Giro y me veo arrastrado por un grupo numeroso de señoras, todas con el mismo libro en la mano. Es algo sobre ángeles, religioso. Las mujeres avanzan un poco más y se forman en una fila zigzagueante e interminable que desconozco dónde desemboca. Quizás en el cielo, con el ángel de su libro, donde les firmará sus ejemplares. Huyo.
Necesito tomar aire. Salgo por una de las entradas laterales que dan a ningún lado. Tomo aire, mientras miro una camioneta de Canal 7 que transmite en unas pantallas gigantes. Un hombre fuma con cara de haber salido a fumar mientras alguien, probablemente su esposa, lo espera dentro. Sospecho que su hijo o hija está en el pelotero de la sopa. Vuelvo a ingresar.
Hay olor a comida. Veo un bar, que ocupa casi todo un lateral del pabellón. La gente sentada toma café y conversa. Seguramente esté la esposa del hombre que salió a fumar, esperando y leyendo su nuevo libro acerca de las propiedades curativas de la baba del tatú. Junto al bar, un local de música. Instrumentos, accesorios, CDs y DVDs. Tiene esos libritos con las tablaturas de las canciones, “cancioneros”, así que ya justificó su presencia en la Feria.

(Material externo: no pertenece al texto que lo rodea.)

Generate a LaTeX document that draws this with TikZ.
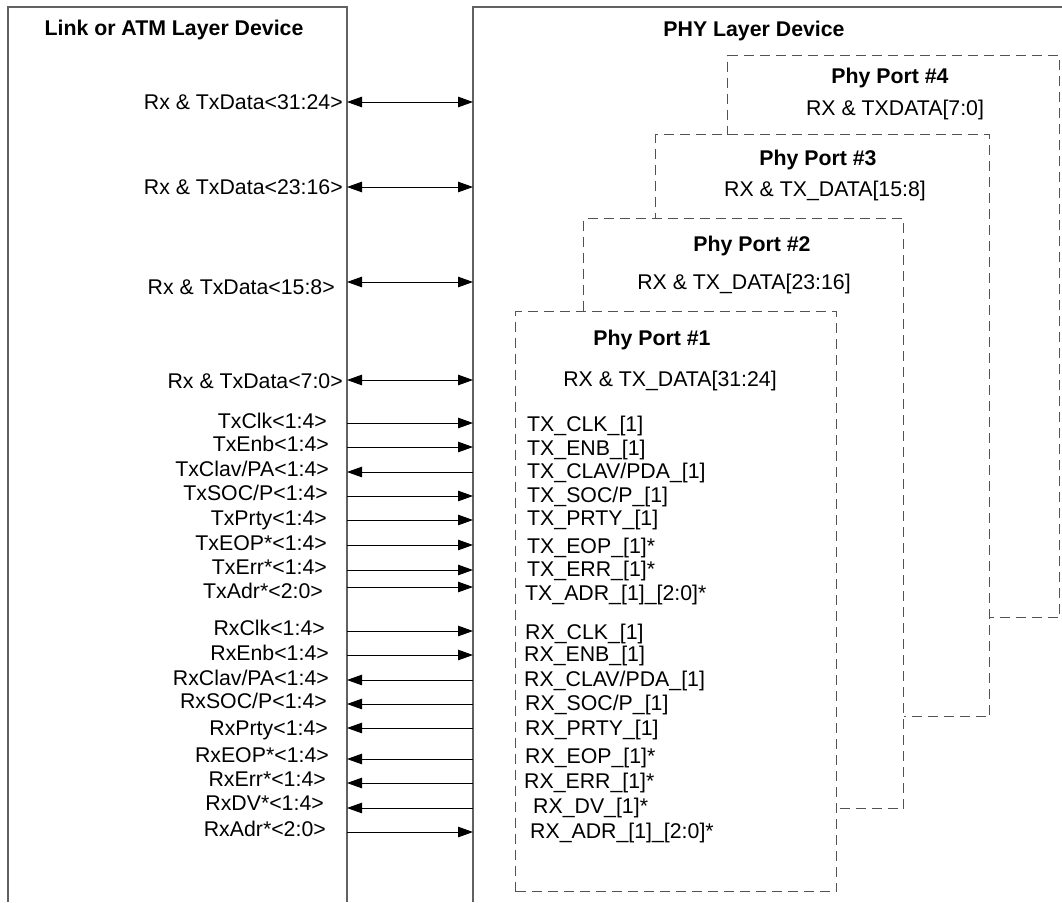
\documentclass[tikz,border=0pt]{standalone}
\usepackage{fontspec}
\setmainfont{Liberation Sans}
\usetikzlibrary{arrows.meta}
\begin{document}
\begin{tikzpicture}[x=1pt,y=-1pt,
  frame/.style={draw=black!62, line width=1.4pt},
  port/.style={draw=black!68, fill=white, line width=1.3pt, dash pattern=on 10pt off 6pt, inner sep=0pt, anchor=north west},
  lbl/.style={inner sep=0pt, font=\fontsize{21.3}{24}\selectfont},
  llbl/.style={lbl, anchor=base east},
  rlbl/.style={lbl, anchor=base west},
  ttl/.style={inner sep=0pt, anchor=base, font=\fontsize{21.3}{24}\selectfont\bfseries},
  ctr/.style={lbl, anchor=base},
  tip/.tip={Triangle[length=15pt,width=10.5pt]},
  rt/.style={draw=black, line width=1pt, -tip},
  lt/.style={draw=black, line width=1pt, tip-},
  bi/.style={draw=black, line width=1pt, tip-tip}]
\path[use as bounding box] (0,0) rectangle (1062,902);

% device frames
\coordinate (lkBL) at (8,902);
\coordinate (lkTL) at (8,7);
\coordinate (lkTR) at (347,7);
\coordinate (lkBR) at (347,902);
\coordinate (phBL) at (473,902);
\coordinate (phTL) at (473,7);
\coordinate (phTR) at (1062,7);
\draw[frame] (lkBL) -- (lkTL) -- (lkTR) -- (lkBR);
\draw[frame] (phBL) -- (phTL) -- (phTR);
\node[ttl] (lktitle) at (174,35) {Link or ATM Layer Device};
\node[ttl] (phtitle) at (754,36) {PHY Layer Device};

% phy ports (back to front)
\node[port, minimum width=332pt, minimum height=562pt] (p4) at (727,55) {};
\node[port, minimum width=334pt, minimum height=582pt] (p3) at (655,134) {};
\node[port, minimum width=320pt, minimum height=590pt] (p2) at (583,218) {};
\node[port, minimum width=321pt, minimum height=580pt] (p1) at (515,311) {};

\node[ttl] (p4t) at (890,83) {Phy Port \#4};
\node[ctr] (p4d) at (895,115) {RX \& TXDATA[7:0]};
\node[ttl] (p3t) at (818,165) {Phy Port \#3};
\node[ctr] (p3d) at (825,196) {RX \& TX\_DATA[15:8]};
\node[ttl] (p2t) at (752,251) {Phy Port \#2};
\node[ctr] (p2d) at (744,289) {RX \& TX\_DATA[23:16]};
\node[ttl] (p1t) at (652,345) {Phy Port \#1};
\node[ctr] (p1d) at (670,386) {RX \& TX\_DATA[31:24]};

% left labels
\node[llbl] (l1) at (343,109) {Rx \& TxData<31:24>};
\node[llbl] (l2) at (343,194) {Rx \& TxData<23:16>};
\node[llbl] (l3) at (335,294) {Rx \& TxData<15:8>};
\node[llbl] (l4) at (343,388) {Rx \& TxData<7:0>};
\node[llbl] (l5) at (327,428) {TxClk<1:4>};
\node[llbl] (l6) at (329,451) {TxEnb<1:4>};
\node[llbl] (l7) at (329,476) {TxClav/PA<1:4>};
\node[llbl] (l8) at (328,500) {TxSOC/P<1:4>};
\node[llbl] (l9) at (327,525) {TxPrty<1:4>};
\node[llbl] (l10) at (327,550) {TxEOP*<1:4>};
\node[llbl] (l11) at (327,574) {TxErr*<1:4>};
\node[llbl] (l12) at (323,598) {TxAdr*<2:0>};
\node[llbl] (l13) at (325,635) {RxClk<1:4>};
\node[llbl] (l14) at (329,660) {RxEnb<1:4>};
\node[llbl] (l15) at (329,685) {RxClav/PA<1:4>};
\node[llbl] (l16) at (327,708) {RxSOC/P<1:4>};
\node[llbl] (l17) at (328,735) {RxPrty<1:4>};
\node[llbl] (l18) at (329,762) {RxEOP*<1:4>};
\node[llbl] (l19) at (326,786) {RxErr*<1:4>};
\node[llbl] (l20) at (324,810) {RxDV*<1:4>};
\node[llbl] (l21) at (326,836) {RxAdr*<2:0>};

% right labels
\node[rlbl] (r5) at (527,431) {TX\_CLK\_[1]};
\node[rlbl] (r6) at (527,455) {TX\_ENB\_[1]};
\node[rlbl] (r7) at (527,478) {TX\_CLAV/PDA\_[1]};
\node[rlbl] (r8) at (527,502) {TX\_SOC/P\_[1]};
\node[rlbl] (r9) at (527,525) {TX\_PRTY\_[1]};
\node[rlbl] (r10) at (527,553) {TX\_EOP\_[1]*};
\node[rlbl] (r11) at (527,576) {TX\_ERR\_[1]*};
\node[rlbl] (r12) at (525,600) {TX\_ADR\_[1]\_[2:0]*};
\node[rlbl] (r13) at (525,639) {RX\_CLK\_[1]};
\node[rlbl] (r14) at (524,661) {RX\_ENB\_[1]};
\node[rlbl] (r15) at (524,686) {RX\_CLAV/PDA\_[1]};
\node[rlbl] (r16) at (525,710) {RX\_SOC/P\_[1]};
\node[rlbl] (r17) at (525,735) {RX\_PRTY\_[1]};
\node[rlbl] (r18) at (525,763) {RX\_EOP\_[1]*};
\node[rlbl] (r19) at (524,788) {RX\_ERR\_[1]*};
\node[rlbl] (r20) at (533,813) {RX\_DV\_[1]*};
\node[rlbl] (r21) at (530,838) {RX\_ADR\_[1]\_[2:0]*};

% connectors between the two device frames
\foreach \y/\s [count=\i] in {102/bi,187/bi,282/bi,380/bi,423/rt,447/rt,472/lt,496/rt,520/rt,545/rt,570/rt,587/rt,631/rt,655/rt,680/lt,704/lt,728/lt,759/lt,783/lt,808/lt,832/rt}{
  \coordinate (A\i) at (347,\y);
  \coordinate (B\i) at (473,\y);
  \draw[\s] (A\i) -- (B\i);
}
\end{tikzpicture}
\end{document}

En un stand político, un vendedor le explica a dos chicas cuan interesante es el libro que sostiene en su mano. El joven comerciante hace gala de sus dotes explicativas y de su paciencia totalmente desinteresada. Casi se diría que sería capaz de regalarles el libro. Todo sea por la causa.
Un grupo de musulmanes me invita a tomar el te en sillones, de espaldas a un cuadro de la Meca. Un hombre amable, vestido de blanco, me enseña unos folletos. Tiene una pulserita roja y blanca de River Plate.
Un viejito relata historias en el espacio dedicado a la provincia de Santiago del Estero. Creo entender que cuenta historias de allá, frente a un micrófono y un vaso de agua. Tiene un librito en la mano, probablemente el que está presentando. Lo escuchan cinco personas que parecen haberse refugiado allí de la tormenta que se bate afuera. No hay paredes, pero pareciera que allí hay menos ruido.
Decido que ya es suficiente. El mapa-pared no me ayuda, es que no hay mapa de salida en un laberinto. Y a este lo protege una estúpida vaca de metal. Me toma un rato navegar por los bordes de los pabellones, pero al final, encuentro la salida.
-¿No compraste nada en la Feria del Libro?-
Había una oferta de libros para chicos, con dibujos grandes y colores: tres libros por 25 pesos. Pensé en mi ahijado, hace mucho que no lo veo. Decidí llevarle El Corsario Negro, Moby Dick y La isla del tesoro. Me gusta el mar, siempre tiene historias que contar. Como el viejo de Santiago del Estero.